Badrinath played seven ODIs scoring 72 runs with a highest score of 27. His last ODI match came against West Indies at Sir Vivian Richards Stadium in North Sound on 13 June 2011. Badrinath played his only T20 international against West Indies at Queen's Park Oval at Port of Spain on 4 June 2011 scoring 43 runs and winning the Man of the match award in an Indian victory.

===Domestic===
Badrinath made his debut for Tamil Nadu in the 2000–01 season and was a prolific scorer in first class cricket scoring more than ten thousand runs with 32 centuries. Badrinath reached the finals of Ranji Trophy three times with Tamil Nadu in the 2002-03, 2003-04 and 2011-12 seasons. Badrinath was the second highest run scorer with 636 runs in the 2005-06 Ranji Trophy and had the most prolific season in 2007-08 when he scored 659 runs at 65.90. He was also part of the team that won the domestic one day cup two times in 2002-03 and 2004–05 and the Vijay Hazare Trophy during the 2008–09 and 2009–10 seasons. Badrinath also represented South Zone while also captaining the side.
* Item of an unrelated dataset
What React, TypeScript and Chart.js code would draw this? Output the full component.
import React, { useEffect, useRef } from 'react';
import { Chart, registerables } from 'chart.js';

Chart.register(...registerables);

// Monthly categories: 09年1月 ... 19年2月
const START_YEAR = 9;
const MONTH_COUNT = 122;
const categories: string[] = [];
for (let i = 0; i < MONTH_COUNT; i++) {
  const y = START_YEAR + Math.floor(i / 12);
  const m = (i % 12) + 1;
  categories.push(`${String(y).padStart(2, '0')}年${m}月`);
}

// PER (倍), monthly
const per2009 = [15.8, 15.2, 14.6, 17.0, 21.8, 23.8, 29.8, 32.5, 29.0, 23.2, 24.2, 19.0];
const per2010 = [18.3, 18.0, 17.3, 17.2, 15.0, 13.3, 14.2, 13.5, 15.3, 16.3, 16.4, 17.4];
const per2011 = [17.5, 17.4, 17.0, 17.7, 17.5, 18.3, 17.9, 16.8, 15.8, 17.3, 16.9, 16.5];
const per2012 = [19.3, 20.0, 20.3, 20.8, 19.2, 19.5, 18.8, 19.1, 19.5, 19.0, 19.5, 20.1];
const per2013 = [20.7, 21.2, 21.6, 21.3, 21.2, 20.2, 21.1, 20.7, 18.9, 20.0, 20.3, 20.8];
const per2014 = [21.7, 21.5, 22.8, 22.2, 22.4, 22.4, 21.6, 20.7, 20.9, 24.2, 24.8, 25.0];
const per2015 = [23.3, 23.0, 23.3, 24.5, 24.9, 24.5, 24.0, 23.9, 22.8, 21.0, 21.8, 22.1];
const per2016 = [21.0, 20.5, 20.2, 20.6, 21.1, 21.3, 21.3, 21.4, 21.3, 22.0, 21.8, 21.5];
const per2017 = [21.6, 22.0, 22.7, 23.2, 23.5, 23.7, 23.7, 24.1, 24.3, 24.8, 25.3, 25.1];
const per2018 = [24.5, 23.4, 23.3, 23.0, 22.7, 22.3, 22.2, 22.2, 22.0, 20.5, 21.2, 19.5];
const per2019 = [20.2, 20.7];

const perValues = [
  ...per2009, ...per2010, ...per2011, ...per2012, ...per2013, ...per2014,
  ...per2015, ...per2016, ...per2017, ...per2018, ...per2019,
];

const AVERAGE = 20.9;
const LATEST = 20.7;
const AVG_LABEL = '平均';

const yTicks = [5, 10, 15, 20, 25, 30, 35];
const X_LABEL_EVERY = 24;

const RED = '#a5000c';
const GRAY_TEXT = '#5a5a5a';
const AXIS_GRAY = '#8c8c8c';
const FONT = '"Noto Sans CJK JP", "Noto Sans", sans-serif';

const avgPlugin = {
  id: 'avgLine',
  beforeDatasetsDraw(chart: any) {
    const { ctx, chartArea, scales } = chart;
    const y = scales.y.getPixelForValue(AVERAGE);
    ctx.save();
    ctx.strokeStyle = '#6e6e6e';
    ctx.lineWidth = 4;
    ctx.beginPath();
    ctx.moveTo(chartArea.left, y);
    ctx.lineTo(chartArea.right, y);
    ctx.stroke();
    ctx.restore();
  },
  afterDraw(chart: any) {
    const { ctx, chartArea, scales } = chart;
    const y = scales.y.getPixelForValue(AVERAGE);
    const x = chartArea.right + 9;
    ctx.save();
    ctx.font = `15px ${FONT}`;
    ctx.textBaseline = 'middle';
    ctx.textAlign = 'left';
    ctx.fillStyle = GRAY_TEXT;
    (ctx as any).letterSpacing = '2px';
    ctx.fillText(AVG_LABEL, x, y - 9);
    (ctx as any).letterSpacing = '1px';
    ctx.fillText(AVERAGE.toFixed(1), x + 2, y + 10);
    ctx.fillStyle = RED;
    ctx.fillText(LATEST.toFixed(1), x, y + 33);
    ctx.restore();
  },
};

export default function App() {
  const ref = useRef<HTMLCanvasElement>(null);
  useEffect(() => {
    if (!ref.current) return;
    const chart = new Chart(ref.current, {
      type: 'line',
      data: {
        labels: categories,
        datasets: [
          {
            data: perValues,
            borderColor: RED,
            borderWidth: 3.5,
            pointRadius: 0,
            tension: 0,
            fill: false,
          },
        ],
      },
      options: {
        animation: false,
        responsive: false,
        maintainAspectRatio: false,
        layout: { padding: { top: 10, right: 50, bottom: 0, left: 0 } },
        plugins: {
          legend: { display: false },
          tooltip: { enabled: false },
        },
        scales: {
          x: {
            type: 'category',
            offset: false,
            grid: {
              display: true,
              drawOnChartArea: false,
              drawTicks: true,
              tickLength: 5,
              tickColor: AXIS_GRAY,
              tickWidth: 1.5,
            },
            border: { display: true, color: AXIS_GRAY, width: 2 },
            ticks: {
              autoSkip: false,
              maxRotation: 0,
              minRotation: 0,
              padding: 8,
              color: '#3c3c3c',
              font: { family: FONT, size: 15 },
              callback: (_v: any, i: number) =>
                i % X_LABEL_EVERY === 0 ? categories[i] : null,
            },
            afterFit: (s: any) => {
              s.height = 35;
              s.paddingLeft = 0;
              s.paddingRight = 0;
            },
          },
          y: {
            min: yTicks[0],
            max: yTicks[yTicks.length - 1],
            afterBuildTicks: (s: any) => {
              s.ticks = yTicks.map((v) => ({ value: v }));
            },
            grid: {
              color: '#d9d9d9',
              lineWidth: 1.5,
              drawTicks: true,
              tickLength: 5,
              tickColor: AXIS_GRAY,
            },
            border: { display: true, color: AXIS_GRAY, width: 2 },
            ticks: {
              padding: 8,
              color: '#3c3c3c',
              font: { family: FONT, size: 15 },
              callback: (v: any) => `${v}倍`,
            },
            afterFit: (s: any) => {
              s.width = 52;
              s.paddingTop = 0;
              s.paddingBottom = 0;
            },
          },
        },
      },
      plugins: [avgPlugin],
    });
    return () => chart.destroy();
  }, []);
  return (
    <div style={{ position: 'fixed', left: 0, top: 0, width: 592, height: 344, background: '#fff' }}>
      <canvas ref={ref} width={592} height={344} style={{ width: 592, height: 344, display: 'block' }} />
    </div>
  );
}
In 2014, after representing Tamil Nadu for over 14 years, he moved to represent Vidarbha for the 2014–15 Ranji Trophy due to limited playing opportunities with Tamil Nadu. He was appointed captain of the Vidarbha side, leading them to the quarter finals where they lost to Tamil Nadu. In the 2015-16 Ranji Trophy, Vidarbha again reached the quarter finals before losing to Saurashtra. Badrinath moved on to Hyderabad cricket team for the 2016-17 season, where he was again appointed captain. He led the side to the quarter finals in the Ranji trophy before falling for the third consecutive year, losing to Mumbai. In August 2018, he retired from all forms of cricket.

===IPL===
Before the inaugural season, Badrinath was signed by the Indian Premier League (IPL) side Chennai Super Kings (CSK) in 2008. Badrinath made his debut for the Chennai Super Kings during the 2008 season and was a reliable middle order batsman, representing the team for six consecutive seasons till 2013. His break through season came in 2011 when he scored 356 runs to help Chennai win their second consecutive IPL title. Badrinath won two IPL titles in 2010 and 2011 along with a Champions League Twenty20 title in 2010 with Chennai Super Kings. Badrinath scored 1441 runs across six seasons at an average of just above 30.

Badrinath was not retained by Chennai Super Kings ahead of the 2014 Indian Premier League season and he was unsold in 2014 player auction. He was later picked up by Royal Challengers Bangalore for 2015 Indian Premier League season but did not play a single game in which turned out to be his last season.

==Post-retirement==
He currently runs a YouTube channel "Cric it with Badri" and is an active commentator in Star Sports Tamil.